The contrast between the two countries is striking. Norwegian media houses grew digital user revenues by 19% and improved their EBITDA margin from 9% to 11%, while Swedish user revenues grew just 1%, a gap that Polaris’s own management acknowledged needed urgent attention. Three Swedish titles discontinued their print editions in Q3 2025 and converted to digital-only formats, part of a cost-reduction programme that began producing results by the fourth quarter.
What these numbers illustrate is that regional journalism can build a sustainable digital subscription base, but it requires investment in digital product and editorial relevance, and the pace of the transition differs significantly even between neighbouring markets.
Source: Polaris Media
Signal 5: Baltic media’s founding figure now owns nearly all of it
Ekspress Grupp, the Tallinn-based group that runs the Delfi news portals, the most-visited online news sites in Estonia, Latvia, and Lithuania, along with Eesti Ekspress, Estonia’s first independent newspaper founded in 1989, posted revenues of €80.2 million in 2025, up 5%. On the surface, this is a modest success story: digital subscriptions reached 255,964 across the Baltic states, up 7%. Beneath the surface, there are two things worth watching. The first is financial: advertising revenue fell 7% for the full year and 13% in the fourth quarter alone, and advertising at €39.1 million remains nearly twice the size of subscription revenue at €21 million. The group’s 2022 target was 340,000 digital subscribers by end-2026; it added only 18,000 in all of 2025. The second is structural: Hans H. Luik, the entrepreneur who founded Eesti Ekspress in 1989, completed a voluntary takeover bid in late 2025 that brought his holding company’s stake to 96.12% of all shares. Under Estonian law, he now has the right to buy out the remaining shareholders entirely and take the company private. The founding figure of Baltic independent journalism has become, in practical financial terms, its near-sole owner.
Source: Ekspress Grupp
Signal 6: Portugal’s leading weekly bundled with the New York Times, and the Berlusconi family just bought in
Impresa, the Lisbon-based group that publishes Expresso, Portugal’s most-sold weekly newspaper for the ninth consecutive year, and operates SIC, Portugal’s most-watched television channel, returned to net profit in 2025 after recording a €66.2 million loss the year before. The recovery is real but the numbers are modest: €1.2 million in net profit on revenues of €181.8 million. Three consecutive years of cost reduction improved the recurrent EBITDA margin from 8.6% to 10.6%. That is progress, but driven by cutting costs rather than growing revenues, which were virtually flat.

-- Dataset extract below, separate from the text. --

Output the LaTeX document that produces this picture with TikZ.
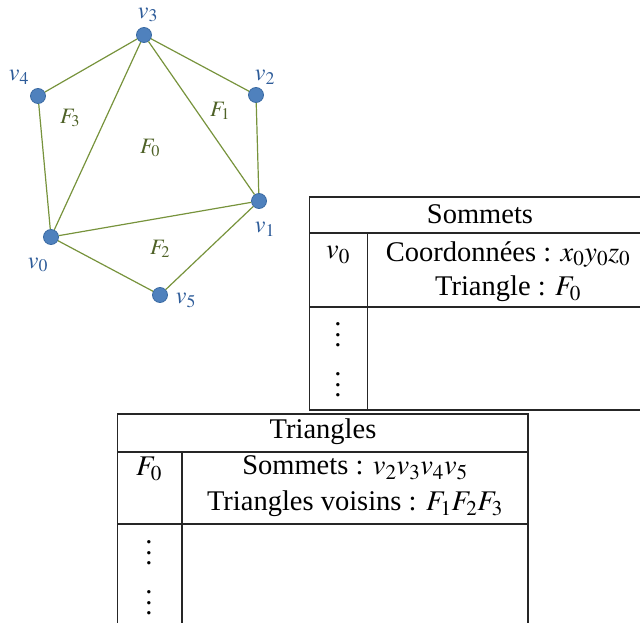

Two developments signal what comes next. In 2025, Impresa launched a bundled subscription combining digital access to Expresso, SIC Notícias, and the New York Times, an indication that the group sees its future in premium cross-platform subscriptions rather than standalone print sales. And in November 2025, MFE — MediaForEurope, the pan-European broadcasting group controlled by the Berlusconi family that already owns Mediaset in Italy and Spain, agreed to subscribe a capital increase giving it a 32.9% direct stake in Impresa for up to €17.3 million. Three MFE nominees joined the Impresa board in March 2026. For a small Portuguese media company carrying €126.9 million in debt, the arrival of a large industrial shareholder is a significant shift, bringing both financial relief and questions about editorial independence that will only be answered over time.
Source: Impresa

The company reports are available on the Global Media Finances Map, part of the Media Influence Matrix project hosted on mediainfluencematrix.org.